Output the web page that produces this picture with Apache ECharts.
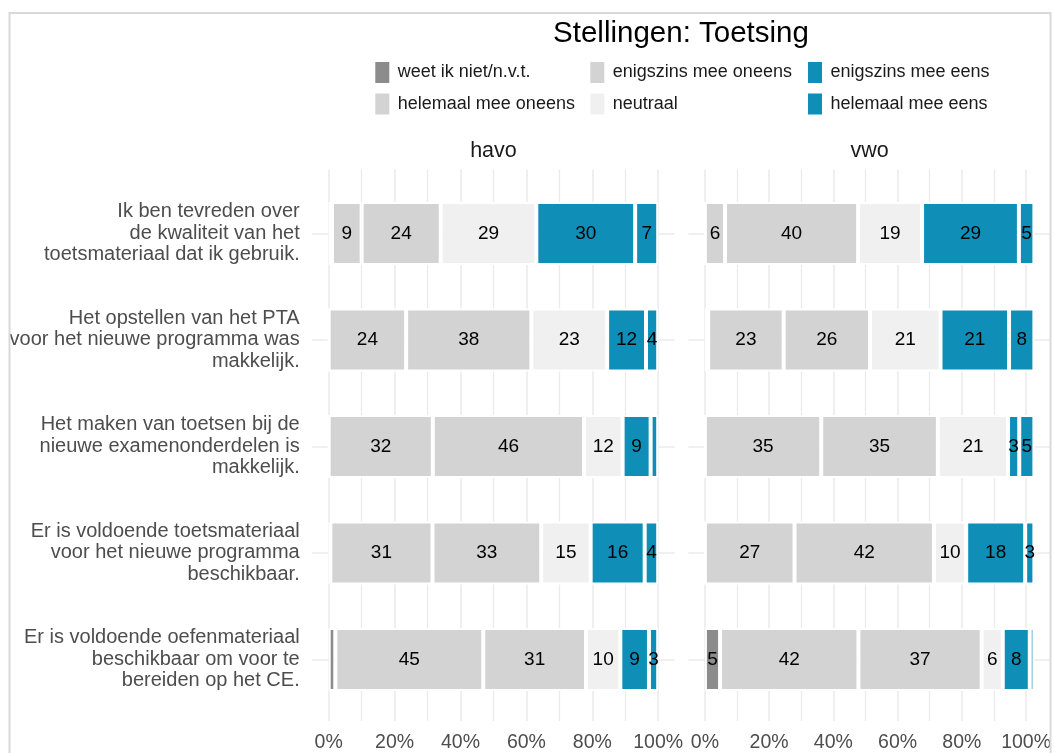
<!DOCTYPE html>
<html>
<head>
<meta charset="utf-8">
<title>Stellingen: Toetsing</title>
<script src="https://cdn.jsdelivr.net/npm/echarts@6/dist/echarts.min.js"></script>
<style>
  html, body { margin: 0; padding: 0; background: #fff; }
  #chart { width: 1054px; height: 753px; }
</style>
</head>
<body>
<div id="chart"></div>
<script>
const statements = [
  'Ik ben tevreden over\nde kwaliteit van het\ntoetsmateriaal dat ik gebruik.',
  'Het opstellen van het PTA\nvoor het nieuwe programma was\nmakkelijk.',
  'Het maken van toetsen bij de\nnieuwe examenonderdelen is\nmakkelijk.',
  'Er is voldoende toetsmateriaal\nvoor het nieuwe programma\nbeschikbaar.',
  'Er is voldoende oefenmateriaal\nbeschikbaar om voor te\nbereiden op het CE.'
]

const levels = [
  'weet ik niet/n.v.t.',
  'helemaal mee oneens',
  'enigszins mee oneens',
  'neutraal',
  'enigszins mee eens',
  'helemaal mee eens'
]
const levelColors = ['#8c8c8c', '#d3d3d3', '#d3d3d3', '#f0f0f0', '#0f8fb7', '#0f8fb7']

const panels = ['havo', 'vwo']

// percentages per answer level, one value per statement (top to bottom)
const havoWeetNiet = [1, 0, 0, 0.5, 2.0]
const havoHelemaalOneens = [9, 23.5, 31.6, 31, 44.9]
const havoEnigszinsOneens = [24, 38, 45.9, 33, 31.2]
const havoNeutraal = [29, 23, 11.7, 15, 10.4]
const havoEnigszinsEens = [30, 11.8, 8.5, 16.4, 8.7]
const havoHelemaalEens = [7, 3.7, 2.3, 4.1, 2.8]

const vwoWeetNiet = [0, 1, 0, 0, 4.6]
const vwoHelemaalOneens = [6.1, 22.9, 35.3, 27.2, 42.0]
const vwoEnigszinsOneens = [40.4, 26.2, 35.4, 42.3, 37.4]
const vwoNeutraal = [19.4, 21.4, 21.3, 9.8, 6.4]
const vwoEnigszinsEens = [29.4, 20.8, 3.4, 17.9, 8.2]
const vwoHelemaalEens = [4.7, 7.7, 4.6, 2.8, 1.4]

const xTicks = [0, 20, 40, 60, 80, 100]

const panelData = [
  [havoWeetNiet, havoHelemaalOneens, havoEnigszinsOneens, havoNeutraal, havoEnigszinsEens, havoHelemaalEens],
  [vwoWeetNiet, vwoHelemaalOneens, vwoEnigszinsOneens, vwoNeutraal, vwoEnigszinsEens, vwoHelemaalEens]
]

const gridColor = '#ebebeb'
const axisWidth = 329.5
const panelLefts = [328.7, 704.9]
const barTop = 180.2
const barHeight = 532.5
const band = barHeight / statements.length

const grids = []
const xAxes = []
const yAxes = []
const series = []

panelLefts.forEach((left, p) => {
  const pad = axisWidth * 0.05
  // 0: vertical grid lines + percent labels
  grids.push({ left: left, width: axisWidth, top: barTop - band * 0.1, height: barHeight + band * 0.2 })
  // 1: horizontal grid lines through the statement centers
  grids.push({ left: left - pad, width: axisWidth + 2 * pad, top: barTop + band / 2, height: barHeight - band })
  // 2: the stacked bars
  grids.push({ left: left, width: axisWidth, top: barTop, height: barHeight })

  xAxes.push({
    gridIndex: p * 3, type: 'value', min: 0, max: 100, interval: 20,
    axisLine: { show: false }, axisTick: { show: false },
    axisLabel: { fontSize: 19.5, color: '#4d4d4d', margin: 12, formatter: v => xTicks.includes(v) ? v + '%' : '' },
    splitLine: { lineStyle: { color: gridColor, width: 1.6 } },
    minorTick: { show: false, splitNumber: 2 },
    minorSplitLine: { show: true, lineStyle: { color: gridColor, width: 1.3 } }
  })
  yAxes.push({ gridIndex: p * 3, type: 'value', min: 0, max: 1, show: false })

  xAxes.push({ gridIndex: p * 3 + 1, type: 'value', min: 0, max: 1, show: false })
  yAxes.push({
    gridIndex: p * 3 + 1, type: 'category', data: statements, inverse: true, boundaryGap: false,
    axisLine: { show: false }, axisTick: { show: false }, axisLabel: { show: false },
    splitLine: { show: true, lineStyle: { color: gridColor, width: 1.6 } }
  })

  xAxes.push({ gridIndex: p * 3 + 2, type: 'value', min: 0, max: 100, show: false })
  yAxes.push({
    gridIndex: p * 3 + 2, type: 'category', data: statements, inverse: true,
    axisLine: { show: false }, axisTick: { show: false }, splitLine: { show: false },
    axisLabel: {
      show: p === 0, fontSize: 20, lineHeight: 21.5, color: '#4d4d4d', margin: 29, align: 'right',
      padding: [5, 0, 0, 0]
    }
  })

  levels.forEach((name, i) => {
    series.push({
      name: name,
      type: 'bar',
      stack: panels[p],
      xAxisIndex: p * 3 + 2,
      yAxisIndex: p * 3 + 2,
      barWidth: 63,
      data: panelData[p][i],
      itemStyle: { color: levelColors[i], borderColor: '#ffffff', borderWidth: 2 },
      label: {
        show: true, position: 'inside', color: '#000', fontSize: 19,
        formatter: d => d.value >= 2.5 ? Math.round(d.value) : ''
      },
      emphasis: { disabled: true }
    })
  })
})

const legendLefts = [373.3, 588.3, 806]
const legends = legendLefts.map((left, c) => ({
  data: levels.slice(c * 2, c * 2 + 2),
  orient: 'vertical', left: left, top: 60, padding: 0,
  itemWidth: 16, itemHeight: 23, itemGap: 6.5, icon: 'rect',
  selectedMode: false,
  textStyle: { fontSize: 18, color: '#1a1a1a', padding: [0, 0, 0, 2.5] }
}))

const option = {
  animation: false,
  textStyle: { fontFamily: 'Liberation Sans, Arial, sans-serif' },
  title: [
    { text: 'Stellingen: Toetsing', left: 681, top: 19, textAlign: 'center', padding: 0,
      textStyle: { fontSize: 29.5, fontWeight: 'normal', color: '#000' } },
    { text: panels[0], left: panelLefts[0] + axisWidth / 2, top: 140, textAlign: 'center', padding: 0,
      textStyle: { fontSize: 21.5, fontWeight: 'normal', color: '#1a1a1a' } },
    { text: panels[1], left: panelLefts[1] + axisWidth / 2, top: 140, textAlign: 'center', padding: 0,
      textStyle: { fontSize: 21.5, fontWeight: 'normal', color: '#1a1a1a' } }
  ],
  legend: legends,
  grid: grids,
  xAxis: xAxes,
  yAxis: yAxes,
  series: series,
  graphic: [{
    type: 'rect', silent: true, z: 100,
    shape: { x: 9.5, y: 13, width: 1041, height: 780 },
    style: { fill: 'none', stroke: '#d9d9d9', lineWidth: 2 }
  }]
}

const chart = echarts.init(document.getElementById('chart'))
chart.setOption(option)
</script>
</body>
</html>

**WORK TO BE COMPLETED**
Quote the data exactly, leaving every image out of the copy.

**EXERCISE ANSWER**
Output the web page that produces this picture with Apache ECharts.
<!DOCTYPE html>
<html>
<head>
<meta charset="utf-8">
<title>Stellingen: Toetsing</title>
<script src="https://cdn.jsdelivr.net/npm/echarts@6/dist/echarts.min.js"></script>
<style>
  html, body { margin: 0; padding: 0; background: #fff; }
  #chart { width: 1054px; height: 753px; }
</style>
</head>
<body>
<div id="chart"></div>
<script>
const statements = [
  'Ik ben tevreden over\nde kwaliteit van het\ntoetsmateriaal dat ik gebruik.',
  'Het opstellen van het PTA\nvoor het nieuwe programma was\nmakkelijk.',
  'Het maken van toetsen bij de\nnieuwe examenonderdelen is\nmakkelijk.',
  'Er is voldoende toetsmateriaal\nvoor het nieuwe programma\nbeschikbaar.',
  'Er is voldoende oefenmateriaal\nbeschikbaar om voor te\nbereiden op het CE.'
]

const levels = [
  'weet ik niet/n.v.t.',
  'helemaal mee oneens',
  'enigszins mee oneens',
  'neutraal',
  'enigszins mee eens',
  'helemaal mee eens'
]
const levelColors = ['#8c8c8c', '#d3d3d3', '#d3d3d3', '#f0f0f0', '#0f8fb7', '#0f8fb7']

const panels = ['havo', 'vwo']

// percentages per answer level, one value per statement (top to bottom)
const havoWeetNiet = [1, 0, 0, 0.5, 2.0]
const havoHelemaalOneens = [9, 23.5, 31.6, 31, 44.9]
const havoEnigszinsOneens = [24, 38, 45.9, 33, 31.2]
const havoNeutraal = [29, 23, 11.7, 15, 10.4]
const havoEnigszinsEens = [30, 11.8, 8.5, 16.4, 8.7]
const havoHelemaalEens = [7, 3.7, 2.3, 4.1, 2.8]

const vwoWeetNiet = [0, 1, 0, 0, 4.6]
const vwoHelemaalOneens = [6.1, 22.9, 35.3, 27.2, 42.0]
const vwoEnigszinsOneens = [40.4, 26.2, 35.4, 42.3, 37.4]
const vwoNeutraal = [19.4, 21.4, 21.3, 9.8, 6.4]
const vwoEnigszinsEens = [29.4, 20.8, 3.4, 17.9, 8.2]
const vwoHelemaalEens = [4.7, 7.7, 4.6, 2.8, 1.4]

const xTicks = [0, 20, 40, 60, 80, 100]

const panelData = [
  [havoWeetNiet, havoHelemaalOneens, havoEnigszinsOneens, havoNeutraal, havoEnigszinsEens, havoHelemaalEens],
  [vwoWeetNiet, vwoHelemaalOneens, vwoEnigszinsOneens, vwoNeutraal, vwoEnigszinsEens, vwoHelemaalEens]
]

const gridColor = '#ebebeb'
const axisWidth = 329.5
const panelLefts = [328.7, 704.9]
const barTop = 180.2
const barHeight = 532.5
const band = barHeight / statements.length

const grids = []
const xAxes = []
const yAxes = []
const series = []

panelLefts.forEach((left, p) => {
  const pad = axisWidth * 0.05
  // 0: vertical grid lines + percent labels
  grids.push({ left: left, width: axisWidth, top: barTop - band * 0.1, height: barHeight + band * 0.2 })
  // 1: horizontal grid lines through the statement centers
  grids.push({ left: left - pad, width: axisWidth + 2 * pad, top: barTop + band / 2, height: barHeight - band })
  // 2: the stacked bars
  grids.push({ left: left, width: axisWidth, top: barTop, height: barHeight })

  xAxes.push({
    gridIndex: p * 3, type: 'value', min: 0, max: 100, interval: 20,
    axisLine: { show: false }, axisTick: { show: false },
    axisLabel: { fontSize: 19.5, color: '#4d4d4d', margin: 12, formatter: v => xTicks.includes(v) ? v + '%' : '' },
    splitLine: { lineStyle: { color: gridColor, width: 1.6 } },
    minorTick: { show: false, splitNumber: 2 },
    minorSplitLine: { show: true, lineStyle: { color: gridColor, width: 1.3 } }
  })
  yAxes.push({ gridIndex: p * 3, type: 'value', min: 0, max: 1, show: false })

  xAxes.push({ gridIndex: p * 3 + 1, type: 'value', min: 0, max: 1, show: false })
  yAxes.push({
    gridIndex: p * 3 + 1, type: 'category', data: statements, inverse: true, boundaryGap: false,
    axisLine: { show: false }, axisTick: { show: false }, axisLabel: { show: false },
    splitLine: { show: true, lineStyle: { color: gridColor, width: 1.6 } }
  })

  xAxes.push({ gridIndex: p * 3 + 2, type: 'value', min: 0, max: 100, show: false })
  yAxes.push({
    gridIndex: p * 3 + 2, type: 'category', data: statements, inverse: true,
    axisLine: { show: false }, axisTick: { show: false }, splitLine: { show: false },
    axisLabel: {
      show: p === 0, fontSize: 20, lineHeight: 21.5, color: '#4d4d4d', margin: 29, align: 'right',
      padding: [5, 0, 0, 0]
    }
  })

  levels.forEach((name, i) => {
    series.push({
      name: name,
      type: 'bar',
      stack: panels[p],
      xAxisIndex: p * 3 + 2,
      yAxisIndex: p * 3 + 2,
      barWidth: 63,
      data: panelData[p][i],
      itemStyle: { color: levelColors[i], borderColor: '#ffffff', borderWidth: 2 },
      label: {
        show: true, position: 'inside', color: '#000', fontSize: 19,
        formatter: d => d.value >= 2.5 ? Math.round(d.value) : ''
      },
      emphasis: { disabled: true }
    })
  })
})

const legendLefts = [373.3, 588.3, 806]
const legends = legendLefts.map((left, c) => ({
  data: levels.slice(c * 2, c * 2 + 2),
  orient: 'vertical', left: left, top: 60, padding: 0,
  itemWidth: 16, itemHeight: 23, itemGap: 6.5, icon: 'rect',
  selectedMode: false,
  textStyle: { fontSize: 18, color: '#1a1a1a', padding: [0, 0, 0, 2.5] }
}))

const option = {
  animation: false,
  textStyle: { fontFamily: 'Liberation Sans, Arial, sans-serif' },
  title: [
    { text: 'Stellingen: Toetsing', left: 681, top: 19, textAlign: 'center', padding: 0,
      textStyle: { fontSize: 29.5, fontWeight: 'normal', color: '#000' } },
    { text: panels[0], left: panelLefts[0] + axisWidth / 2, top: 140, textAlign: 'center', padding: 0,
      textStyle: { fontSize: 21.5, fontWeight: 'normal', color: '#1a1a1a' } },
    { text: panels[1], left: panelLefts[1] + axisWidth / 2, top: 140, textAlign: 'center', padding: 0,
      textStyle: { fontSize: 21.5, fontWeight: 'normal', color: '#1a1a1a' } }
  ],
  legend: legends,
  grid: grids,
  xAxis: xAxes,
  yAxis: yAxes,
  series: series,
  graphic: [{
    type: 'rect', silent: true, z: 100,
    shape: { x: 9.5, y: 13, width: 1041, height: 780 },
    style: { fill: 'none', stroke: '#d9d9d9', lineWidth: 2 }
  }]
}

const chart = echarts.init(document.getElementById('chart'))
chart.setOption(option)
</script>
</body>
</html>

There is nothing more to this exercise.